Hello, LLemon!

This is __not__ a simple problem . . .

A fish tank has a triangular cross-section.

It has a length of 80cm, width of 50cm and a depth of 40cm.

Initially it is full of water.

After 4 days, the depth of the water had dropped to 35cm.

The rate of evaporation is proportional to the surface area of the water.

Calculate how long the water in the fish tank takes to completely evaporatel.
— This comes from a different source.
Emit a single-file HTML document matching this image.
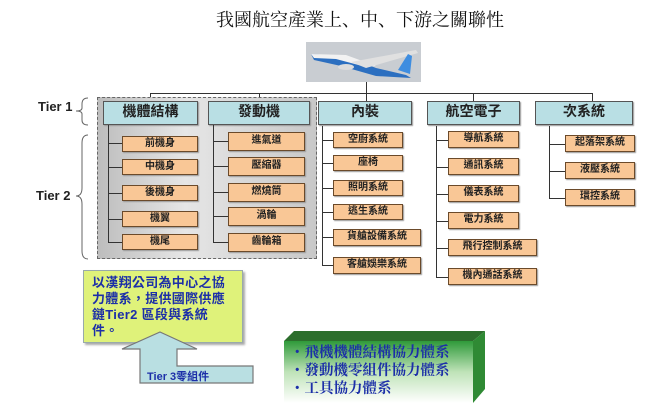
<!DOCTYPE html>
<html><head><meta charset="utf-8"><style>
*{margin:0;padding:0;box-sizing:border-box}
body{width:648px;height:413px;background:#fff;position:relative;overflow:hidden;font-family:"Liberation Sans","Noto Sans CJK TC",sans-serif}
.a{position:absolute}
.h{position:absolute;background:#b9dfe4;border:1.5px solid #555;font:bold 14px "Liberation Serif","Noto Sans CJK TC",serif;color:#222;text-align:center;line-height:21px;box-shadow:1px 1px 1px #999}
.c{position:absolute;background:#f9c796;border:1.5px solid #6b4a2a;font:bold 10px "Liberation Serif","Noto Sans CJK TC",serif;color:#222;text-align:center;box-shadow:1px 1px 1px #999}
.l{position:absolute;background:#333}
</style></head><body>
<div class="a" style="left:0;width:648px;top:6px;text-align:center;padding-left:72px;font:18px 'Noto Serif CJK SC',serif;color:#111">我國航空產業上、中、下游之關聯性</div>
<svg class="a" style="left:306px;top:42px" width="115" height="40">
<rect width="115" height="40" fill="#c9cdd2"/>
<path d="M5 12 L40 14 L70 26 L100 33 L105 36 L70 34 L35 24 L8 18 Z" fill="#2c6fc0"/>
<path d="M5 12 L40 13 L70 24 L60 25 L30 17 L8 16Z" fill="#f2f2f2"/>
<path d="M45 20 L110 8 L112 11 L60 26Z" fill="#e0e0e0"/>
<path d="M92 28 L102 12 L106 14 L104 32Z" fill="#3e8de0"/>
<ellipse cx="40" cy="25" rx="8" ry="3" fill="#ddd"/>
</svg>
<div class="l" style="left:366px;top:82px;width:1px;height:12px"></div>
<div class="l" style="left:150px;top:93px;width:443px;height:1px"></div>
<div class="l" style="left:150px;top:93px;width:1px;height:9px"></div>
<div class="l" style="left:259px;top:93px;width:1px;height:9px"></div>
<div class="l" style="left:366px;top:93px;width:1px;height:9px"></div>
<div class="l" style="left:473px;top:93px;width:1px;height:9px"></div>
<div class="l" style="left:592px;top:93px;width:1px;height:9px"></div>
<div class="a" style="left:97px;top:97px;width:220px;height:162px;border:1px dashed #666;background:linear-gradient(90deg,#bdbdbd,#e6e6e6 40%,#c8c8c8)"></div>
<div class="a" style="left:38px;top:99px;font:bold 13px 'Liberation Sans',sans-serif;color:#222">Tier 1</div>
<div class="a" style="left:36px;top:188px;font:bold 13px 'Liberation Sans',sans-serif;color:#222">Tier 2</div>
<svg class="a" style="left:74px;top:96px" width="20" height="166"><path d="M14 2 Q8 2 8 8 L8 12 Q8 15 2 15 Q8 15 8 18 L8 24 Q8 29 14 29" fill="none" stroke="#666" stroke-width="1"/><path d="M14 39 Q8 39 8 47 L8 92 Q8 100 2 100 Q8 100 8 108 L8 155 Q8 163 14 163" fill="none" stroke="#666" stroke-width="1"/></svg>
<div class="h" style="left:103px;top:101px;width:95px;height:24px">機體結構</div>
<div class="h" style="left:208px;top:101px;width:102px;height:24px">發動機</div>
<div class="h" style="left:318px;top:101px;width:94px;height:24px">內裝</div>
<div class="h" style="left:427px;top:101px;width:93px;height:24px">航空電子</div>
<div class="h" style="left:535px;top:101px;width:98px;height:24px">次系統</div>
<div class="l" style="left:108px;top:125px;width:1px;height:118px"></div>
<div class="l" style="left:213px;top:125px;width:1px;height:118px"></div>
<div class="l" style="left:322px;top:126px;width:1px;height:140px"></div>
<div class="l" style="left:436px;top:126px;width:1px;height:151px"></div>
<div class="l" style="left:549px;top:126px;width:1px;height:72px"></div>
<div class="l" style="left:108px;top:143px;width:14px;height:1px"></div><div class="c" style="left:122px;top:136px;width:76px;height:16px;line-height:13px">前機身</div>
<div class="l" style="left:108px;top:167px;width:14px;height:1px"></div><div class="c" style="left:122px;top:159px;width:76px;height:16px;line-height:13px">中機身</div>
<div class="l" style="left:108px;top:193px;width:14px;height:1px"></div><div class="c" style="left:122px;top:185px;width:76px;height:16px;line-height:13px">後機身</div>
<div class="l" style="left:108px;top:219px;width:14px;height:1px"></div><div class="c" style="left:122px;top:211px;width:76px;height:16px;line-height:13px">機翼</div>
<div class="l" style="left:108px;top:242px;width:14px;height:1px"></div><div class="c" style="left:122px;top:234px;width:76px;height:16px;line-height:13px">機尾</div>
<div class="l" style="left:213px;top:141px;width:15px;height:1px"></div><div class="c" style="left:228px;top:132px;width:77px;height:19px;line-height:16px">進氣道</div>
<div class="l" style="left:213px;top:166px;width:15px;height:1px"></div><div class="c" style="left:228px;top:157px;width:77px;height:19px;line-height:16px">壓縮器</div>
<div class="l" style="left:213px;top:192px;width:15px;height:1px"></div><div class="c" style="left:228px;top:183px;width:77px;height:19px;line-height:16px">燃燒筒</div>
<div class="l" style="left:213px;top:216px;width:15px;height:1px"></div><div class="c" style="left:228px;top:207px;width:77px;height:19px;line-height:16px">渦輪</div>
<div class="l" style="left:213px;top:242px;width:15px;height:1px"></div><div class="c" style="left:228px;top:233px;width:77px;height:19px;line-height:16px">齒輪箱</div>
<div class="l" style="left:322px;top:140px;width:11px;height:1px"></div><div class="c" style="left:333px;top:132px;width:70px;height:16px;line-height:13px">空廚系統</div>
<div class="l" style="left:322px;top:163px;width:11px;height:1px"></div><div class="c" style="left:333px;top:155px;width:70px;height:16px;line-height:13px">座椅</div>
<div class="l" style="left:322px;top:188px;width:11px;height:1px"></div><div class="c" style="left:333px;top:180px;width:70px;height:16px;line-height:13px">照明系統</div>
<div class="l" style="left:322px;top:212px;width:11px;height:1px"></div><div class="c" style="left:333px;top:204px;width:70px;height:16px;line-height:13px">逃生系統</div>
<div class="l" style="left:322px;top:237px;width:11px;height:1px"></div><div class="c" style="left:333px;top:229px;width:88px;height:17px;line-height:14px">貨艙設備系統</div>
<div class="l" style="left:322px;top:265px;width:11px;height:1px"></div><div class="c" style="left:333px;top:257px;width:88px;height:17px;line-height:14px">客艙娛樂系統</div>
<div class="l" style="left:436px;top:140px;width:12px;height:1px"></div><div class="c" style="left:448px;top:131px;width:71px;height:17px;line-height:14px">導航系統</div>
<div class="l" style="left:436px;top:167px;width:12px;height:1px"></div><div class="c" style="left:448px;top:158px;width:71px;height:17px;line-height:14px">通訊系統</div>
<div class="l" style="left:436px;top:194px;width:12px;height:1px"></div><div class="c" style="left:448px;top:185px;width:71px;height:17px;line-height:14px">儀表系統</div>
<div class="l" style="left:436px;top:221px;width:12px;height:1px"></div><div class="c" style="left:448px;top:212px;width:71px;height:17px;line-height:14px">電力系統</div>
<div class="l" style="left:436px;top:248px;width:12px;height:1px"></div><div class="c" style="left:448px;top:239px;width:89px;height:17px;line-height:14px">飛行控制系統</div>
<div class="l" style="left:436px;top:277px;width:12px;height:1px"></div><div class="c" style="left:448px;top:268px;width:89px;height:17px;line-height:14px">機內通話系統</div>
<div class="l" style="left:549px;top:144px;width:16px;height:1px"></div><div class="c" style="left:565px;top:135px;width:70px;height:17px;line-height:14px">起落架系統</div>
<div class="l" style="left:549px;top:171px;width:16px;height:1px"></div><div class="c" style="left:565px;top:162px;width:70px;height:17px;line-height:14px">液壓系統</div>
<div class="l" style="left:549px;top:198px;width:16px;height:1px"></div><div class="c" style="left:565px;top:189px;width:70px;height:17px;line-height:14px">環控系統</div>
<div class="a" style="left:83px;top:270px;width:160px;height:73px;background:#dff27a;border:1px solid #9aa;box-shadow:2px 2px 2px #aaa;padding:4px 0 0 8px;font:bold 13px/16px 'Liberation Sans','Noto Sans CJK TC',sans-serif;color:#1c2fa8;letter-spacing:0.3px">以漢翔公司為中心之協<br>力體系，提供國際供應<br>鏈Tier2 區段與系統<br>件。</div>
<svg class="a" style="left:115px;top:328px" width="145" height="60"><path d="M45 4 L82 21 L62 21 L62 38 L138 38 L138 55 L25 55 L25 21 L7 21 Z" fill="#b9dfe2" stroke="#777" stroke-width="1.2"/></svg>
<div class="a" style="left:147px;top:368px;font:bold 11px 'Liberation Sans','Noto Sans CJK TC',sans-serif;color:#1c2fa8">Tier 3零組件</div>
<svg class="a" style="left:282px;top:329px" width="206" height="78"><defs><linearGradient id="g" x1="0" y1="0" x2="0" y2="1"><stop offset="0" stop-color="#2f9a3a"/><stop offset="0.5" stop-color="#bfe3b8"/><stop offset="1" stop-color="#fff"/></linearGradient></defs>
<path d="M2 12 L12 2 L203 2 L191 12Z" fill="#2c6e2c"/>
<path d="M191 12 L203 2 L203 60 L191 74Z" fill="#2f8a34"/>
<rect x="2" y="12" width="189" height="62" fill="url(#g)"/></svg>
<div class="a" style="left:290px;top:343px;font:bold 14.5px/18px 'Noto Serif CJK SC',serif;color:#1c2fa8">・飛機機體結構協力體系<br>・發動機零組件協力體系<br>・工具協力體系</div>
</body></html>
Code:

25
- *-------*-------*
: \ | /
: \ | x /
: \- - + - -/
40 \:::|:::/
: \::|h:/
: \:|:/
: \|/
- *

The volume of water is: .$\displaystyle V \;=\;\frac{1}{2}(2x)(h)(80) \;=\;80hx$ .**[1]**

From the similar right triangles: .$\displaystyle \frac{x}{h} \,=\,\frac{25}{40}\quad\Rightarrow\quad x \:=\:\frac{5}{8}\,h$ .**[2]**

Substitute [2] into [1]: .$\displaystyle V \;=\;80h\left(\frac{5}{8}h\right) \;=\;50h^2$

. . Then: .$\displaystyle \frac{dV}{dt} \:=\:100h\left(\frac{dh}{dt}\right)$ .**[3]**

We are told that $\displaystyle \frac{dV}{dt}$ is proportional to the surface area: .$\displaystyle \frac{dV}{dt} \:=\:k\!\cdot\!A$

. . The surface area is: .$\displaystyle A \:=\:(2x)(80) \:=\: 160x$

. . Subtitute [2]: .$\displaystyle A \:=\:160\left(\frac{5}{8}h\right) \:=\:100h$

Then: .$\displaystyle \frac{dV}{dt} \;=\;k(100h) \;=\;

100kh$ .**[4]**

Equate [3] and [4]: .$\displaystyle 100h\left(\frac{dh}{dt}\right)\;=\;100kh \quad\Rightarrow\quad dh \:=\:k\,dt$

Integrate: .$\displaystyle h \;=\;kt + C$

When $\displaystyle t = 0,\:h = 40\!:\;\;40 \:=\:k(0) + C\quad\Rightarrow\quad C = 40$

. . The height function (so far) is: .$\displaystyle h \;=\;kt + 40$

When $\displaystyle t = 4,\:h = 35\!:\;\;35\:=\:k(4) + 40\quad\Rightarrow\quad k \,=\,-\frac{5}{4}$

Hence, the height function is: .$\displaystyle h \;=\;-\frac{5}{4}\,t + 40$

When is the tank empty $\displaystyle (h = 0)$?

. . $\displaystyle -\frac{5}{4}\,t + 40 \:=\:0\quad\Rightarrow\quad t \:=\:32$

Therefore, it takes $\displaystyle \boxed{{\color{blue}\,32\text{ hours}\,}}$.